[Start Data]

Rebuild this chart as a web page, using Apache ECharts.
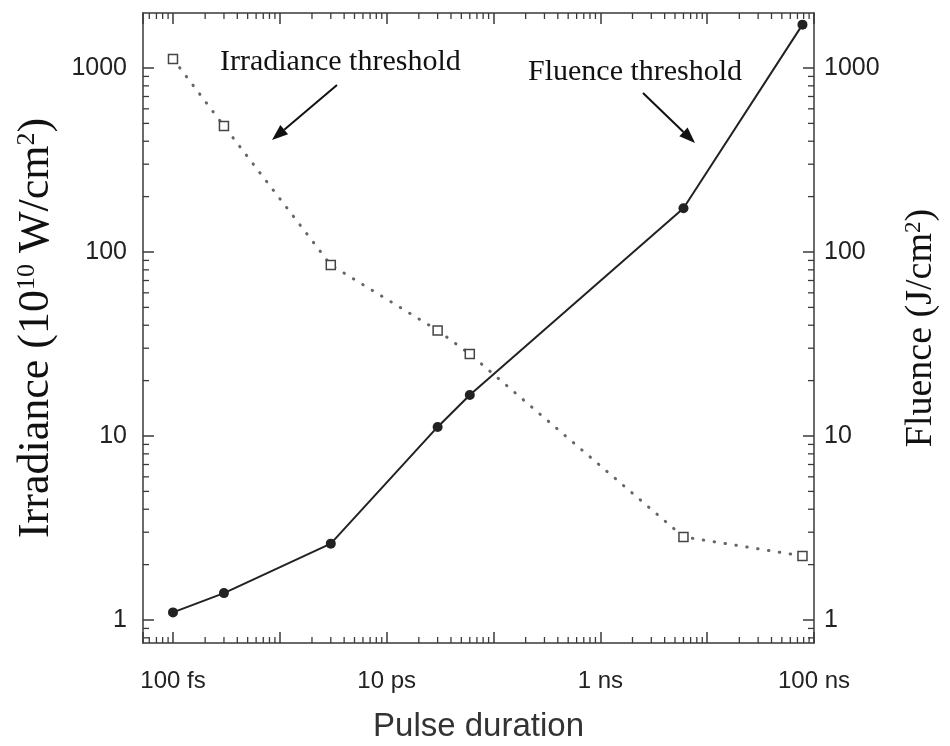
<!DOCTYPE html>
<html>
<head>
<meta charset="UTF-8">
<title>Irradiance and fluence threshold vs pulse duration</title>
<script src="https://cdn.jsdelivr.net/npm/echarts@6/dist/echarts.min.js"></script>
<style>
	html, body { margin: 0; background: #fff; }
	#chart { width: 950px; height: 746px; }
</style>
</head>
<body>
<div id="chart"></div>
<script>
	// pulse duration, in fs
	var pulseFs = [100, 300, 3000, 30000, 60000, 6e6, 7.8e7];
	// irradiance threshold, 10^10 W/cm2 (open squares, dotted)
	var irradiance = [1120, 484, 85, 37.5, 27.9, 2.83, 2.23];
	// fluence threshold, J/cm2 (filled circles, solid)
	var fluence = [1.1, 1.4, 2.6, 11.2, 16.7, 173, 1720];
	// x tick labels keyed by log10(fs)
	var xTickLabels = { 2: '100 fs', 4: '10 ps', 6: '1 ns', 8: '100 ns' };
	var xMin = 52.4, xMax = 1e8;
	var yMin = 0.75, yMax = 1990;

	var INK = '#3a3a3a';

	// minor ticks 2..9 inside each decade
	function minorTicks(lo, hi) {
		var out = [];
		for (var e = Math.floor(Math.log10(lo)); e <= Math.ceil(Math.log10(hi)); e++) {
			for (var m = 2; m <= 9; m++) {
				var v = m * Math.pow(10, e);
				if (v > lo && v < hi) out.push(v);
			}
		}
		return out;
	}

	function tickLine(x1, y1, x2, y2) {
		return { type: 'line', shape: { x1: x1, y1: y1, x2: x2, y2: y2 }, style: { stroke: INK, lineWidth: 1.3 } };
	}

	function minorTickSeries(dir) {
		var vals = dir === 'x' ? minorTicks(xMin, xMax) : minorTicks(yMin, yMax);
		return {
			type: 'custom', silent: true, z: 1, clip: false,
			xAxisIndex: 0, yAxisIndex: 0,
			data: vals.map(function (v) { return dir === 'x' ? [v, 1] : [1, v]; }),
			renderItem: function (params, api) {
				var cs = params.coordSys, len = 6;
				if (dir === 'x') {
					var px = api.coord([api.value(0), 1])[0];
					return { type: 'group', children: [
						tickLine(px, cs.y + cs.height, px, cs.y + cs.height - len),
						tickLine(px, cs.y, px, cs.y + len)
					] };
				}
				var py = api.coord([1, api.value(1)])[1];
				return { type: 'group', children: [
					tickLine(cs.x, py, cs.x + len, py),
					tickLine(cs.x + cs.width, py, cs.x + cs.width - len, py)
				] };
			}
		};
	}

	// arrow for the annotations: line plus filled head at (tx, ty)
	function arrow(sx, sy, tx, ty) {
		var a = Math.atan2(ty - sy, tx - sx), hl = 16, hw = 6;
		var bx = tx - hl * Math.cos(a), by = ty - hl * Math.sin(a);
		var nx = -Math.sin(a) * hw, ny = Math.cos(a) * hw;
		return [
			{ type: 'line', shape: { x1: sx, y1: sy, x2: bx, y2: by }, style: { stroke: '#111', lineWidth: 2 } },
			{ type: 'polygon', shape: { points: [[tx, ty], [bx + nx, by + ny], [bx - nx, by - ny]] }, style: { fill: '#111' } }
		];
	}

	function plainNumber(v) { return String(v); }

	var axisLine = { show: true, lineStyle: { color: INK, width: 1.5 } };
	var majorTick = { show: true, inside: true, length: 11, lineStyle: { color: INK, width: 1.5 } };
	var sans = 'Liberation Sans';
	var serif = 'Liberation Serif';

	var chart = echarts.init(document.getElementById('chart'));
	chart.setOption({
		animation: false,
		backgroundColor: '#fff',
		grid: { left: 143, right: 136, top: 13, bottom: 103, containLabel: false, outerBoundsMode: 'none' },
		xAxis: [{
			type: 'log', logBase: 10, min: xMin, max: xMax, position: 'bottom',
			axisLine: axisLine, axisTick: majorTick, splitLine: { show: false },
			axisLabel: {
				fontFamily: sans, color: '#222', fontSize: 24, margin: 26,
				formatter: function (v) {
					var e = Math.log10(v), r = Math.round(e);
					return Math.abs(e - r) < 1e-6 && xTickLabels[r] ? xTickLabels[r] : '';
				}
			},
			name: 'Pulse duration', nameLocation: 'middle', nameGap: 67,
			nameTextStyle: { fontFamily: sans, fontSize: 33, color: '#333' }
		}, {
			type: 'log', logBase: 10, min: xMin, max: xMax, position: 'top',
			axisLine: axisLine, axisTick: majorTick, axisLabel: { show: false }, splitLine: { show: false }
		}],
		yAxis: [{
			type: 'log', logBase: 10, min: yMin, max: yMax, position: 'left',
			axisLine: axisLine, axisTick: majorTick, splitLine: { show: false },
			axisLabel: { fontFamily: sans, color: '#222', fontSize: 25, margin: 16, showMinLabel: false, showMaxLabel: false, formatter: plainNumber },
			name: 'Irradiance (10{sup|10} W/cm{sup|2})', nameLocation: 'middle', nameRotate: 90, nameGap: 85,
			nameTextStyle: { fontFamily: serif, fontSize: 44, color: '#111',
				rich: { sup: { fontFamily: serif, fontSize: 26, color: '#111', verticalAlign: 'top' } } }
		}, {
			type: 'log', logBase: 10, min: yMin, max: yMax, position: 'right',
			axisLine: axisLine, axisTick: majorTick, splitLine: { show: false },
			axisLabel: { fontFamily: sans, color: '#222', fontSize: 25, margin: 10, showMinLabel: false, showMaxLabel: false, formatter: plainNumber },
			name: 'Fluence (J/cm{sup|2})', nameLocation: 'middle', nameRotate: 90, nameGap: 88,
			nameTextStyle: { fontFamily: serif, fontSize: 38, color: '#111',
				rich: { sup: { fontFamily: serif, fontSize: 23, color: '#111', verticalAlign: 'top' } } }
		}],
		series: [
			minorTickSeries('x'),
			minorTickSeries('y'),
			{
				name: 'Irradiance threshold', type: 'line', xAxisIndex: 0, yAxisIndex: 0,
				data: pulseFs.map(function (x, i) { return [x, irradiance[i]]; }),
				showAllSymbol: true, symbol: 'rect', symbolSize: 9,
				lineStyle: { color: '#666', width: 3, type: [0.5, 10.5], cap: 'round' },
				itemStyle: { color: '#fff', borderColor: '#444', borderWidth: 1.5 },
				z: 3
			},
			{
				name: 'Fluence threshold', type: 'line', xAxisIndex: 0, yAxisIndex: 1,
				data: pulseFs.map(function (x, i) { return [x, fluence[i]]; }),
				showAllSymbol: true, symbol: 'circle', symbolSize: 10,
				lineStyle: { color: '#222', width: 2 },
				itemStyle: { color: '#222' },
				z: 4
			}
		],
		graphic: [
			{ type: 'text', x: 220, y: 62, style: { text: 'Irradiance threshold', font: '30px "Liberation Serif"', fill: '#111', verticalAlign: 'middle' } },
			{ type: 'text', x: 528, y: 72, style: { text: 'Fluence threshold', font: '30px "Liberation Serif"', fill: '#111', verticalAlign: 'middle' } }
		].concat(arrow(337, 85, 272, 140)).concat(arrow(643, 93, 695, 143))
	});
</script>
</body>
</html>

[End Data]

Task prompt: Exclude the pictures, and transcribe all of the material exactly.

Task response:
Rebuild this chart as a web page, using Apache ECharts.
<!DOCTYPE html>
<html>
<head>
<meta charset="UTF-8">
<title>Irradiance and fluence threshold vs pulse duration</title>
<script src="https://cdn.jsdelivr.net/npm/echarts@6/dist/echarts.min.js"></script>
<style>
	html, body { margin: 0; background: #fff; }
	#chart { width: 950px; height: 746px; }
</style>
</head>
<body>
<div id="chart"></div>
<script>
	// pulse duration, in fs
	var pulseFs = [100, 300, 3000, 30000, 60000, 6e6, 7.8e7];
	// irradiance threshold, 10^10 W/cm2 (open squares, dotted)
	var irradiance = [1120, 484, 85, 37.5, 27.9, 2.83, 2.23];
	// fluence threshold, J/cm2 (filled circles, solid)
	var fluence = [1.1, 1.4, 2.6, 11.2, 16.7, 173, 1720];
	// x tick labels keyed by log10(fs)
	var xTickLabels = { 2: '100 fs', 4: '10 ps', 6: '1 ns', 8: '100 ns' };
	var xMin = 52.4, xMax = 1e8;
	var yMin = 0.75, yMax = 1990;

	var INK = '#3a3a3a';

	// minor ticks 2..9 inside each decade
	function minorTicks(lo, hi) {
		var out = [];
		for (var e = Math.floor(Math.log10(lo)); e <= Math.ceil(Math.log10(hi)); e++) {
			for (var m = 2; m <= 9; m++) {
				var v = m * Math.pow(10, e);
				if (v > lo && v < hi) out.push(v);
			}
		}
		return out;
	}

	function tickLine(x1, y1, x2, y2) {
		return { type: 'line', shape: { x1: x1, y1: y1, x2: x2, y2: y2 }, style: { stroke: INK, lineWidth: 1.3 } };
	}

	function minorTickSeries(dir) {
		var vals = dir === 'x' ? minorTicks(xMin, xMax) : minorTicks(yMin, yMax);
		return {
			type: 'custom', silent: true, z: 1, clip: false,
			xAxisIndex: 0, yAxisIndex: 0,
			data: vals.map(function (v) { return dir === 'x' ? [v, 1] : [1, v]; }),
			renderItem: function (params, api) {
				var cs = params.coordSys, len = 6;
				if (dir === 'x') {
					var px = api.coord([api.value(0), 1])[0];
					return { type: 'group', children: [
						tickLine(px, cs.y + cs.height, px, cs.y + cs.height - len),
						tickLine(px, cs.y, px, cs.y + len)
					] };
				}
				var py = api.coord([1, api.value(1)])[1];
				return { type: 'group', children: [
					tickLine(cs.x, py, cs.x + len, py),
					tickLine(cs.x + cs.width, py, cs.x + cs.width - len, py)
				] };
			}
		};
	}

	// arrow for the annotations: line plus filled head at (tx, ty)
	function arrow(sx, sy, tx, ty) {
		var a = Math.atan2(ty - sy, tx - sx), hl = 16, hw = 6;
		var bx = tx - hl * Math.cos(a), by = ty - hl * Math.sin(a);
		var nx = -Math.sin(a) * hw, ny = Math.cos(a) * hw;
		return [
			{ type: 'line', shape: { x1: sx, y1: sy, x2: bx, y2: by }, style: { stroke: '#111', lineWidth: 2 } },
			{ type: 'polygon', shape: { points: [[tx, ty], [bx + nx, by + ny], [bx - nx, by - ny]] }, style: { fill: '#111' } }
		];
	}

	function plainNumber(v) { return String(v); }

	var axisLine = { show: true, lineStyle: { color: INK, width: 1.5 } };
	var majorTick = { show: true, inside: true, length: 11, lineStyle: { color: INK, width: 1.5 } };
	var sans = 'Liberation Sans';
	var serif = 'Liberation Serif';

	var chart = echarts.init(document.getElementById('chart'));
	chart.setOption({
		animation: false,
		backgroundColor: '#fff',
		grid: { left: 143, right: 136, top: 13, bottom: 103, containLabel: false, outerBoundsMode: 'none' },
		xAxis: [{
			type: 'log', logBase: 10, min: xMin, max: xMax, position: 'bottom',
			axisLine: axisLine, axisTick: majorTick, splitLine: { show: false },
			axisLabel: {
				fontFamily: sans, color: '#222', fontSize: 24, margin: 26,
				formatter: function (v) {
					var e = Math.log10(v), r = Math.round(e);
					return Math.abs(e - r) < 1e-6 && xTickLabels[r] ? xTickLabels[r] : '';
				}
			},
			name: 'Pulse duration', nameLocation: 'middle', nameGap: 67,
			nameTextStyle: { fontFamily: sans, fontSize: 33, color: '#333' }
		}, {
			type: 'log', logBase: 10, min: xMin, max: xMax, position: 'top',
			axisLine: axisLine, axisTick: majorTick, axisLabel: { show: false }, splitLine: { show: false }
		}],
		yAxis: [{
			type: 'log', logBase: 10, min: yMin, max: yMax, position: 'left',
			axisLine: axisLine, axisTick: majorTick, splitLine: { show: false },
			axisLabel: { fontFamily: sans, color: '#222', fontSize: 25, margin: 16, showMinLabel: false, showMaxLabel: false, formatter: plainNumber },
			name: 'Irradiance (10{sup|10} W/cm{sup|2})', nameLocation: 'middle', nameRotate: 90, nameGap: 85,
			nameTextStyle: { fontFamily: serif, fontSize: 44, color: '#111',
				rich: { sup: { fontFamily: serif, fontSize: 26, color: '#111', verticalAlign: 'top' } } }
		}, {
			type: 'log', logBase: 10, min: yMin, max: yMax, position: 'right',
			axisLine: axisLine, axisTick: majorTick, splitLine: { show: false },
			axisLabel: { fontFamily: sans, color: '#222', fontSize: 25, margin: 10, showMinLabel: false, showMaxLabel: false, formatter: plainNumber },
			name: 'Fluence (J/cm{sup|2})', nameLocation: 'middle', nameRotate: 90, nameGap: 88,
			nameTextStyle: { fontFamily: serif, fontSize: 38, color: '#111',
				rich: { sup: { fontFamily: serif, fontSize: 23, color: '#111', verticalAlign: 'top' } } }
		}],
		series: [
			minorTickSeries('x'),
			minorTickSeries('y'),
			{
				name: 'Irradiance threshold', type: 'line', xAxisIndex: 0, yAxisIndex: 0,
				data: pulseFs.map(function (x, i) { return [x, irradiance[i]]; }),
				showAllSymbol: true, symbol: 'rect', symbolSize: 9,
				lineStyle: { color: '#666', width: 3, type: [0.5, 10.5], cap: 'round' },
				itemStyle: { color: '#fff', borderColor: '#444', borderWidth: 1.5 },
				z: 3
			},
			{
				name: 'Fluence threshold', type: 'line', xAxisIndex: 0, yAxisIndex: 1,
				data: pulseFs.map(function (x, i) { return [x, fluence[i]]; }),
				showAllSymbol: true, symbol: 'circle', symbolSize: 10,
				lineStyle: { color: '#222', width: 2 },
				itemStyle: { color: '#222' },
				z: 4
			}
		],
		graphic: [
			{ type: 'text', x: 220, y: 62, style: { text: 'Irradiance threshold', font: '30px "Liberation Serif"', fill: '#111', verticalAlign: 'middle' } },
			{ type: 'text', x: 528, y: 72, style: { text: 'Fluence threshold', font: '30px "Liberation Serif"', fill: '#111', verticalAlign: 'middle' } }
		].concat(arrow(337, 85, 272, 140)).concat(arrow(643, 93, 695, 143))
	});
</script>
</body>
</html>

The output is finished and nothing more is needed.